Even beyond those types of things, how many times are we in the supermarket, or the laundry mat, or the doctor’s office and sit silently avoiding eye contact with the people around us. In those moments, we’re presented with opportunities to engage with people. We all know of the countless opportunities that are presented to us each day that we must choose as to whether we take them or not. Yet, in those moments we either find ourselves oblivious to the actual opportunity, or we find reasons as to why we should not take it.

In the church scenario, it is not uncommon to hear a list of reasons as to why someone cannot do something. “I’m tied up at the moment,” “It’s my only day off,” “Sunday’s are my only time to sleep in,” “Not enough people show up to make it worthwhile for me,” “I’m burned out,” “I’m not comfortable with that,” etc. The list goes on and on and on.
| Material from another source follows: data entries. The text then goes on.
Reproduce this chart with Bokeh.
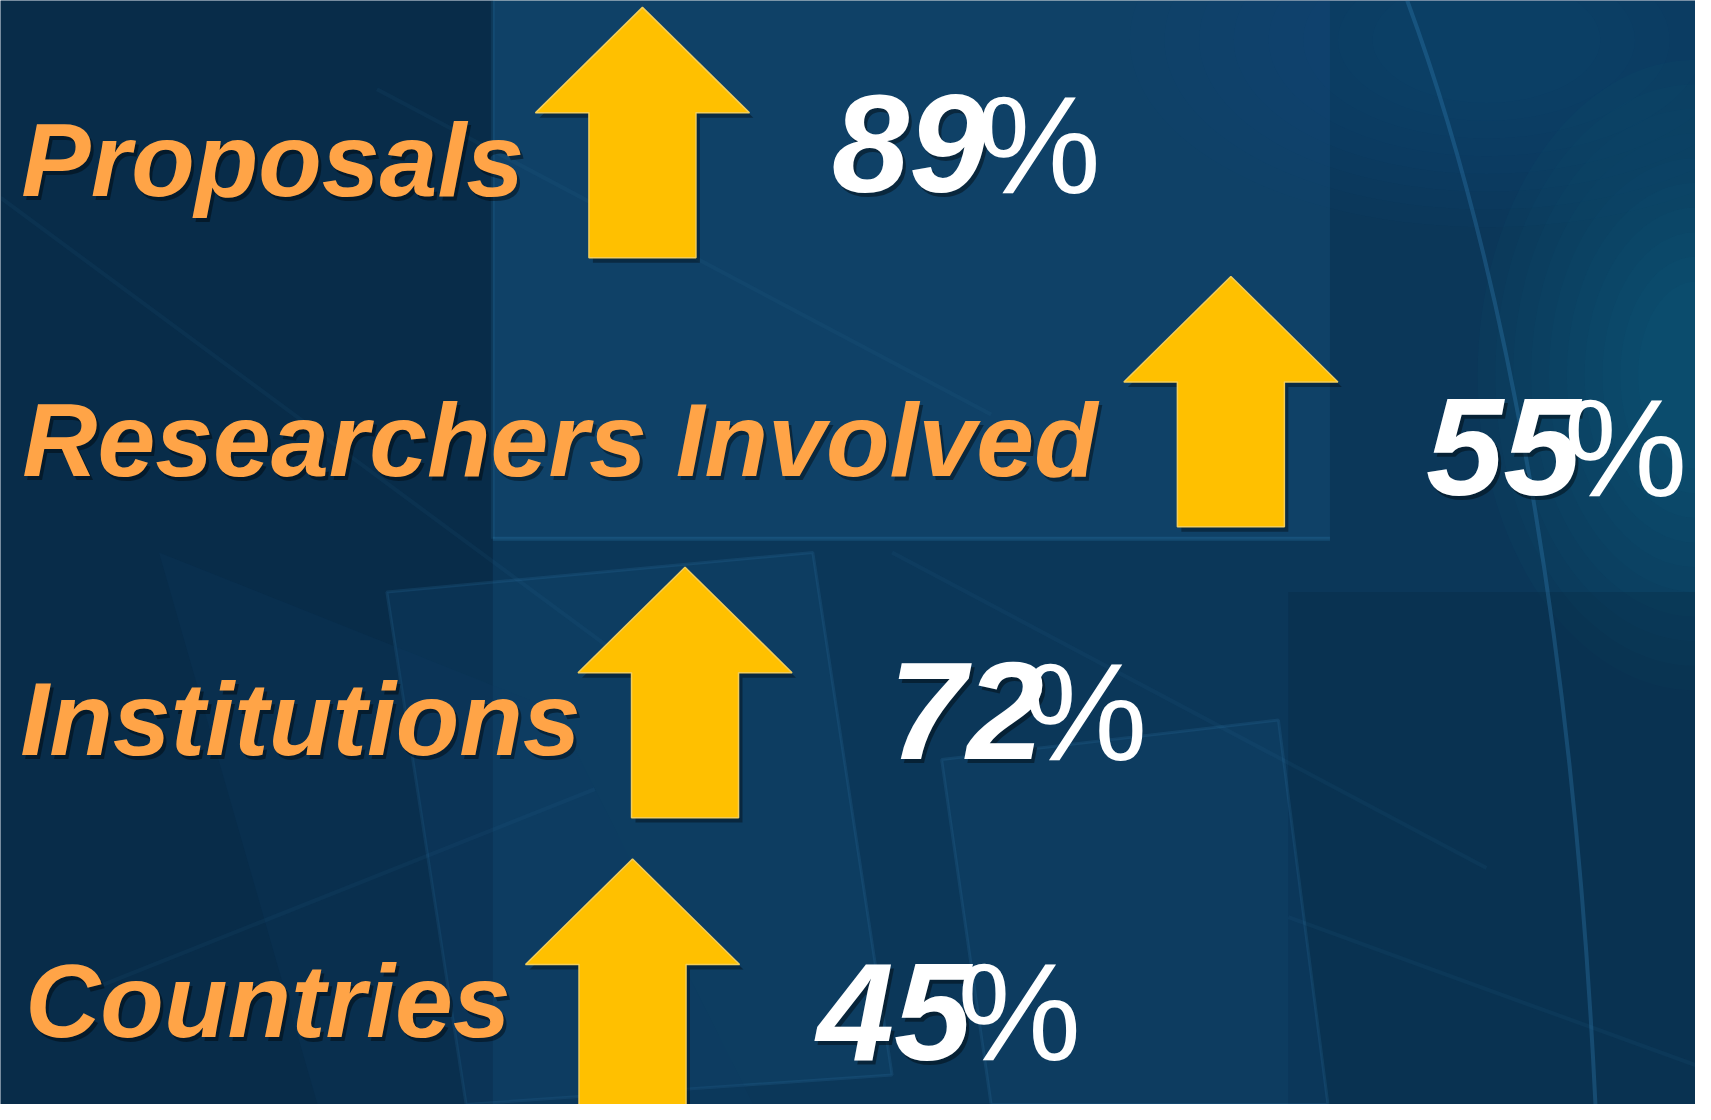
from bokeh.plotting import figure
from bokeh.models import Range1d
from bokeh.core.properties import value
from bokeh.embed import file_html
from bokeh.resources import INLINE

# ---- data ----
categories = ["Proposals", "Researchers Involved", "Institutions", "Countries"]
increase_pct = [89, 55, 72, 45]

# ---- layout (reference pixel coordinates) ----
label_x = [21, 22, 20, 25]
label_base = [200, 484, 767, 1053]
arrow_cx = [648, 1242, 691, 638]
arrow_tip = [7, 280, 575, 871]
num_x = [839, 1439, 897, 824]
num_base = [196, 503, 771, 1076]
pct_x = [986, 1578, 1033, 966]

HEAD_H, TOTAL_H, HEAD_HALF, SHAFT_HALF = 107, 254, 108, 54
LABEL_FS, NUM_FS = 104, 139
LABEL_SHIFT, NUM_SHIFT = 38, 50   # baseline correction for the text layout

W, H = 1711, 1120
p = figure(width=1695, height=1104, x_range=Range1d(0, W), y_range=Range1d(H, 0),
           output_backend="svg", toolbar_location=None, min_border=0,
           x_axis_type=None, y_axis_type=None)
p.grid.visible = False
p.outline_line_color = None
p.background_fill_color = "#0b3759"
p.border_fill_color = "#0b3759"

# ---- background texture ----
p.patch([0, 497, 497, 0], [0, 0, H, H], color="#041c33", alpha=0.40, line_color=None)
# lighter central square
p.patch([497, 1342, 1342, 497], [0, 0, 546, 546], color="#1b628f", alpha=0.26, line_color=None)
p.line([497, 1342], [546, 546], color="#2f7fb0", alpha=0.28, line_width=4)
p.line([497, 497], [0, 546], color="#2f7fb0", alpha=0.15, line_width=4)
# soft right glow (many faint layers)
for i in range(10):
    p.ellipse(x=[1711], y=[380], width=[440 - 36 * i], height=[640 - 50 * i],
              color="#2683b8", alpha=0.035, line_color=None)
for i in range(8):
    p.ellipse(x=[1500], y=[40], width=[720 - 70 * i], height=[380 - 36 * i],
              color="#1a6a9c", alpha=0.03, line_color=None)
# dark lower right
p.patch([1300, W, W, 1300], [600, 600, H, H], color="#041c33", alpha=0.20, line_color=None)
# tilted translucent panes in lower half
p.patch([390, 820, 900, 470], [600, 560, 1090, 1120], color="#1a5f8c", alpha=0.16, line_color="#3a8cc0", line_alpha=0.15, line_width=3)
p.patch([950, 1290, 1340, 1000], [770, 730, 1120, 1120], color="#175a86", alpha=0.16, line_color="#3a8cc0", line_alpha=0.15, line_width=3)
p.patch([160, 560, 760, 320], [560, 720, 1120, 1120], color="#0d3d62", alpha=0.20, line_color=None)
# faint streaks
p.multi_line(xs=[[0, 700], [380, 1000], [900, 1500], [1300, 1711], [100, 600]],
             ys=[[200, 720], [90, 420], [560, 880], [930, 1080], [1000, 800]],
             color="#4a9fd0", alpha=0.06, line_width=4)
# arc on right
p.bezier(x0=[1420], y0=[0], x1=[1610], y1=[1120], cx0=[1530], cy0=[300], cx1=[1590], cy1=[700],
         line_color="#3a8cc4", line_alpha=0.28, line_width=4)

# ---- arrows ----
def arrow(cx, tip):
    hb = tip + HEAD_H
    bot = tip + TOTAL_H
    xs = [cx, cx + HEAD_HALF, cx + SHAFT_HALF, cx + SHAFT_HALF, cx - SHAFT_HALF, cx - SHAFT_HALF, cx - HEAD_HALF]
    ys = [tip, hb, hb, bot, bot, hb, hb]
    return xs, ys

axs, ays = zip(*[arrow(c, t) for c, t in zip(arrow_cx, arrow_tip)])
p.patches([[x + 4 for x in xs] for xs in axs], [[y + 5 for y in ys] for ys in ays],
          color="#000000", alpha=0.35, line_color=None)
p.patches(list(axs), list(ays), fill_color="#FFC000", line_color="#F3CD5A", line_width=1.5)

# ---- labels ----
font = value("Liberation Sans")
ly = [b - LABEL_SHIFT for b in label_base]
p.text(x=[x + 3 for x in label_x], y=[y + 4 for y in ly], text=categories,
       text_font=font, text_font_style="bold italic", text_font_size=f"{LABEL_FS}px",
       text_color="#000000", text_alpha=0.4, text_baseline="alphabetic", text_align="left")
p.text(x=label_x, y=ly, text=categories,
       text_font=font, text_font_style="bold italic", text_font_size=f"{LABEL_FS}px",
       text_color="#FFA447", text_baseline="alphabetic", text_align="left")

nums = [str(v) for v in increase_pct]
ny = [b - NUM_SHIFT for b in num_base]
p.text(x=[x + 3 for x in num_x], y=[y + 4 for y in ny], text=nums,
       text_font=font, text_font_style="bold italic", text_font_size=f"{NUM_FS}px",
       text_color="#000000", text_alpha=0.4, text_baseline="alphabetic", text_align="left")
p.text(x=num_x, y=ny, text=nums,
       text_font=font, text_font_style="bold italic", text_font_size=f"{NUM_FS}px",
       text_color="#FFFFFF", text_baseline="alphabetic", text_align="left")
p.text(x=pct_x, y=ny, text=["%"] * len(nums),
       text_font=font, text_font_style="normal", text_font_size=f"{NUM_FS}px",
       text_color="#FFFFFF", text_baseline="alphabetic", text_align="left")

open("out.html", "w").write(file_html(p, INLINE))
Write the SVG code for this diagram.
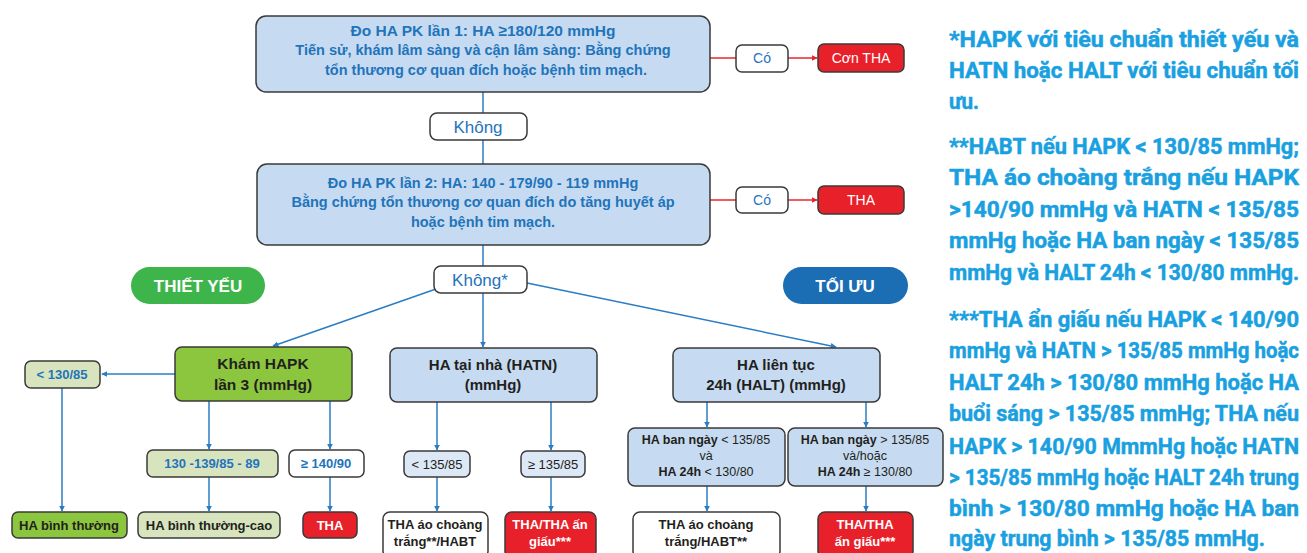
<svg xmlns="http://www.w3.org/2000/svg" width="1307" height="553" viewBox="0 0 1307 553">
<style>
.bx{stroke:#3a3a3a;stroke-width:1.5}
.lb{fill:#c6dbf1}.lg{fill:#d7e4bd}.gr{fill:#8cc63e}.wh{fill:#ffffff}.rd{fill:#e8202a}.lbb{fill:#dce8f5}
.t{font-family:"Liberation Sans",Arial,sans-serif;text-anchor:middle}
.b{font-weight:bold}
.blue{fill:#1f74bb}.dk{fill:#231f20}.w{fill:#ffffff}
.c{stroke:#2a7dc5;stroke-width:1.5;fill:none}
.cr{stroke:#e8242b;stroke-width:1.5;fill:none}
.note{font-family:"Roboto","Liberation Sans",sans-serif;font-weight:bold;font-size:22.5px;fill:#19a0e0;stroke:#19a0e0;stroke-width:0.5}
</style>
<defs>
<marker id="ab" viewBox="0 0 10 10" refX="9" refY="5" markerWidth="6" markerHeight="6" markerUnits="userSpaceOnUse" orient="auto"><path d="M0,0L10,5L0,10z" fill="#2a7dc5"/></marker>
<marker id="ar" viewBox="0 0 10 10" refX="9" refY="5" markerWidth="6" markerHeight="6" markerUnits="userSpaceOnUse" orient="auto"><path d="M0,0L10,5L0,10z" fill="#e8242b"/></marker>
</defs>
<rect width="1307" height="553" fill="#ffffff"/>
<g id="connectors">
<line class="c" x1="483" y1="92" x2="483" y2="113"/>
<line class="c" x1="483" y1="140" x2="483" y2="164"/>
<line class="cr" x1="710" y1="58" x2="736" y2="58"/>
<line class="cr" x1="788" y1="58" x2="817" y2="58" marker-end="url(#ar)"/>
<line class="cr" x1="710" y1="200" x2="736" y2="200"/>
<line class="cr" x1="788" y1="200" x2="817" y2="200" marker-end="url(#ar)"/>
<line class="c" x1="483" y1="245" x2="483" y2="266"/>
<line class="c" x1="483" y1="293" x2="483" y2="347" marker-end="url(#ab)"/>
<line class="c" x1="436" y1="289" x2="273" y2="346" marker-end="url(#ab)"/>
<line class="c" x1="527" y1="283" x2="836" y2="347" marker-end="url(#ab)"/>
<line class="c" x1="175" y1="374" x2="102" y2="374" marker-end="url(#ab)"/>
<line class="c" x1="62" y1="388" x2="62" y2="511" marker-end="url(#ab)"/>
<line class="c" x1="209" y1="401" x2="209" y2="449" marker-end="url(#ab)"/>
<line class="c" x1="209" y1="477" x2="209" y2="511" marker-end="url(#ab)"/>
<line class="c" x1="330" y1="401" x2="330" y2="449" marker-end="url(#ab)"/>
<line class="c" x1="330" y1="477" x2="330" y2="511" marker-end="url(#ab)"/>
<line class="c" x1="437" y1="402" x2="437" y2="450" marker-end="url(#ab)"/>
<line class="c" x1="437" y1="477" x2="437" y2="511" marker-end="url(#ab)"/>
<line class="c" x1="551" y1="402" x2="551" y2="450" marker-end="url(#ab)"/>
<line class="c" x1="551" y1="477" x2="551" y2="511" marker-end="url(#ab)"/>
<line class="c" x1="707" y1="402" x2="707" y2="427" marker-end="url(#ab)"/>
<line class="c" x1="707" y1="486" x2="707" y2="511" marker-end="url(#ab)"/>
<line class="c" x1="866" y1="402" x2="866" y2="427" marker-end="url(#ab)"/>
<line class="c" x1="866" y1="486" x2="866" y2="511" marker-end="url(#ab)"/>
</g>
<g id="n1"><rect class="bx lb" x="256" y="16" width="454" height="76" rx="10"/>
<text class="t b blue" font-size="14.5"><tspan x="483" y="36" font-size="15.5">Đo HA PK lần 1: HA ≥180/120 mmHg</tspan><tspan x="483" y="55">Tiến sử, khám lâm sàng và cận lâm sàng: Bằng chứng</tspan><tspan x="486" y="75">tổn thương cơ quan đích hoặc bệnh tim mạch.</tspan></text></g>
<g id="khong1"><rect class="bx wh" x="430" y="113" width="97" height="27" rx="7"/><text class="t blue" font-size="17" x="478" y="133">Không</text></g>
<g id="co1"><rect class="bx wh" x="736" y="45" width="52" height="27" rx="6"/><text class="t blue" font-size="14" x="762" y="63">Có</text></g>
<g id="conTHA"><rect class="bx rd" x="818" y="44" width="86" height="28" rx="6"/><text class="t w" font-size="14" x="861" y="63">Cơn THA</text></g>
<g id="n2"><rect class="bx lb" x="257" y="164" width="453" height="81" rx="10"/>
<text class="t b blue" font-size="14.5"><tspan x="483" y="188">Đo HA PK lần 2: HA: 140 - 179/90 - 119 mmHg</tspan><tspan x="483" y="207">Bằng chứng tổn thương cơ quan đích do tăng huyết áp</tspan><tspan x="483" y="227">hoặc bệnh tim mạch.</tspan></text></g>
<g id="co2"><rect class="bx wh" x="736" y="187" width="52" height="26" rx="6"/><text class="t blue" font-size="14" x="762" y="205">Có</text></g>
<g id="tha2"><rect class="bx rd" x="818" y="186" width="86" height="28" rx="6"/><text class="t w" font-size="14" x="861" y="205">THA</text></g>
<g id="khong2"><rect class="bx wh" x="434" y="266" width="93" height="27" rx="7"/><text class="t blue" font-size="17" x="480" y="286">Không*</text></g>
<g id="thietyeu"><rect x="131" y="267" width="134" height="37" rx="18.5" fill="#3db54a"/><text class="t b w" font-size="17" x="198" y="292">THIẾT YẾU</text></g>
<g id="toiuu"><rect x="783" y="267" width="125" height="37" rx="18.5" fill="#1b6db4"/><text class="t b w" font-size="17" x="845" y="292">TỐI ƯU</text></g>
<g id="kham"><rect class="bx gr" x="175" y="347" width="177" height="54" rx="7"/><text class="t b dk" font-size="15.5"><tspan x="263" y="369">Khám HAPK</tspan><tspan x="263" y="390">lần 3 (mmHg)</tspan></text></g>
<g id="lt130"><rect class="bx lg" x="25" y="361" width="75" height="27" rx="6"/><text class="t b blue" font-size="13" x="62" y="379">&lt; 130/85</text></g>
<g id="r130"><rect class="bx lg" x="147" y="450" width="131" height="27" rx="6"/><text class="t b blue" font-size="13" x="212" y="468">130 -139/85 - 89</text></g>
<g id="ge140"><rect class="bx wh" x="289" y="450" width="75" height="27" rx="6"/><text class="t b blue" font-size="13" x="326" y="468">≥ 140/90</text></g>
<g id="habt"><rect class="bx gr" x="12" y="512" width="115" height="26" rx="6"/><text class="t b dk" font-size="13" x="69" y="530">HA bình thường</text></g>
<g id="habtc"><rect class="bx lg" x="138" y="512" width="142" height="26" rx="6"/><text class="t b dk" font-size="13" x="209" y="530">HA bình thường-cao</text></g>
<g id="tha3"><rect class="bx rd" x="303" y="512" width="54" height="26" rx="6"/><text class="t b w" font-size="13" x="330" y="530">THA</text></g>
<g id="hatn"><rect class="bx lb" x="390" y="348" width="207" height="54" rx="7"/><text class="t b dk" font-size="15"><tspan x="493" y="370">HA tại nhà (HATN)</tspan><tspan x="493" y="390">(mmHg)</tspan></text></g>
<g id="lt135"><rect class="bx lbb" x="404" y="451" width="66" height="26" rx="6"/><text class="t dk" font-size="13" x="437" y="469">&lt; 135/85</text></g>
<g id="ge135"><rect class="bx lbb" x="521" y="451" width="64" height="26" rx="6"/><text class="t dk" font-size="13" x="553" y="469">≥ 135/85</text></g>
<g id="wc1"><rect class="bx wh" x="383" y="512" width="105" height="46" rx="7"/><text class="t b dk" font-size="13"><tspan x="435" y="529">THA áo choàng</tspan><tspan x="435" y="546">trắng**/HABT</tspan></text></g>
<g id="red1"><rect class="bx rd" x="505" y="512" width="91" height="46" rx="7"/><text class="t b w" font-size="13"><tspan x="550" y="529">THA/THA ấn</tspan><tspan x="550" y="546">giấu***</tspan></text></g>
<g id="halt"><rect class="bx lb" x="673" y="348" width="207" height="54" rx="7"/><text class="t b dk" font-size="15"><tspan x="776" y="370">HA liên tục</tspan><tspan x="776" y="390">24h (HALT) (mmHg)</tspan></text></g>
<g id="bn1"><rect class="bx lb" x="628" y="428" width="157" height="58" rx="7"/><text class="t dk" font-size="12.5"><tspan x="706" y="444"><tspan font-weight="bold">HA ban ngày</tspan> &lt; 135/85</tspan><tspan x="706" y="460">và</tspan><tspan x="706" y="476"><tspan font-weight="bold">HA 24h</tspan> &lt; 130/80</tspan></text></g>
<g id="bn2"><rect class="bx lb" x="788" y="428" width="155" height="58" rx="7"/><text class="t dk" font-size="12.5"><tspan x="865" y="444"><tspan font-weight="bold">HA ban ngày</tspan> &gt; 135/85</tspan><tspan x="865" y="460">và/hoặc</tspan><tspan x="865" y="476"><tspan font-weight="bold">HA 24h</tspan> ≥ 130/80</tspan></text></g>
<g id="wc2"><rect class="bx wh" x="633" y="512" width="147" height="46" rx="7"/><text class="t b dk" font-size="13"><tspan x="706" y="529">THA áo choàng</tspan><tspan x="706" y="546">trắng/HABT**</tspan></text></g>
<g id="red2"><rect class="bx rd" x="818" y="512" width="95" height="46" rx="7"/><text class="t b w" font-size="13"><tspan x="865" y="529">THA/THA</tspan><tspan x="865" y="546">ấn giấu***</tspan></text></g>
<g id="notes" class="note" transform="translate(949 0) scale(0.78 1)">
<text x="0" y="47" textLength="448.7" lengthAdjust="spacingAndGlyphs">*HAPK với tiêu chuẩn thiết yếu và</text>
<text x="0" y="78" textLength="448.7" lengthAdjust="spacingAndGlyphs">HATN hoặc HALT với tiêu chuẩn tối</text>
<text x="0" y="109" textLength="38.5" lengthAdjust="spacingAndGlyphs">ưu.</text>
<text x="0" y="154" textLength="448.7" lengthAdjust="spacingAndGlyphs">**HABT nếu HAPK &lt; 130/85 mmHg;</text>
<text x="0" y="185" textLength="448.7" lengthAdjust="spacingAndGlyphs">THA áo choàng trắng nếu HAPK</text>
<text x="0" y="217" textLength="448.7" lengthAdjust="spacingAndGlyphs">&gt;140/90 mmHg và HATN &lt; 135/85</text>
<text x="0" y="248" textLength="448.7" lengthAdjust="spacingAndGlyphs">mmHg hoặc HA ban ngày &lt; 135/85</text>
<text x="0" y="280" textLength="448.7" lengthAdjust="spacingAndGlyphs">mmHg và HALT 24h &lt; 130/80 mmHg.</text>
<text x="0" y="327" textLength="448.7" lengthAdjust="spacingAndGlyphs">***THA ẩn giấu nếu HAPK &lt; 140/90</text>
<text x="0" y="358" textLength="448.7" lengthAdjust="spacingAndGlyphs">mmHg và HATN &gt; 135/85 mmHg hoặc</text>
<text x="0" y="390" textLength="448.7" lengthAdjust="spacingAndGlyphs">HALT 24h &gt; 130/80 mmHg hoặc HA</text>
<text x="0" y="421" textLength="448.7" lengthAdjust="spacingAndGlyphs">buổi sáng &gt; 135/85 mmHg; THA nếu</text>
<text x="0" y="454" textLength="448.7" lengthAdjust="spacingAndGlyphs">HAPK &gt; 140/90 MmmHg hoặc HATN</text>
<text x="0" y="485" textLength="448.7" lengthAdjust="spacingAndGlyphs">&gt; 135/85 mmHg hoặc HALT 24h trung</text>
<text x="0" y="516" textLength="448.7" lengthAdjust="spacingAndGlyphs">bình &gt; 130/80 mmHg hoặc HA ban</text>
<text x="0" y="546" textLength="405.1" lengthAdjust="spacingAndGlyphs">ngày trung bình &gt; 135/85 mmHg.</text>
</g>
</svg>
In terms of being outside of the church, people often say things like, “I’m not a people person”, “They’re just going to use that money for alcohol and drugs,” “I’m too strapped for money myself,” “That person should get a ‘real job’, “God helps those who help themselves,” etc.

One of my mentors used to say that, in ministry and in life, there are often ninety-nine, or more, reasons why we can’t do something, yet there is ONE reason why we should: because it is the right thing to do. Conversely, I would state that there are often ninety-nine reasons why we can do something, and ONE reason why we should not: because it is NOT the right thing to do. We are constantly being presented with choices, and in the face of those choices we are constantly reasoning one way or another as to whether which way we will choose on any given choice.. The question for us is this, is our reason merely serving the purpose of justifying the decision we’ve already made (aka excuses), or are we allowing our conscience-driven reasoning to serve the purpose in guiding our decisions? Rememeber there are ninety-nine reasons why we can’t do something, but there is ONE reason why we should: because it is the RIGHT THING TO DO. I pray that we will allow our reason and conscience to help us discern what we should be doing, rather than letting our excuses to dictate why we can’t. Think BIG because we serve a BIG and AWESOME GOD!

“Have the courage to say no. Have the courage to face the truth. Do the right thing because it is right. These are the magic keys to living your life with integrity.” – W. Clement Stone

Lord, help me to discern what the right thing is and give me the resolve to do it because it is the right thing. Amen.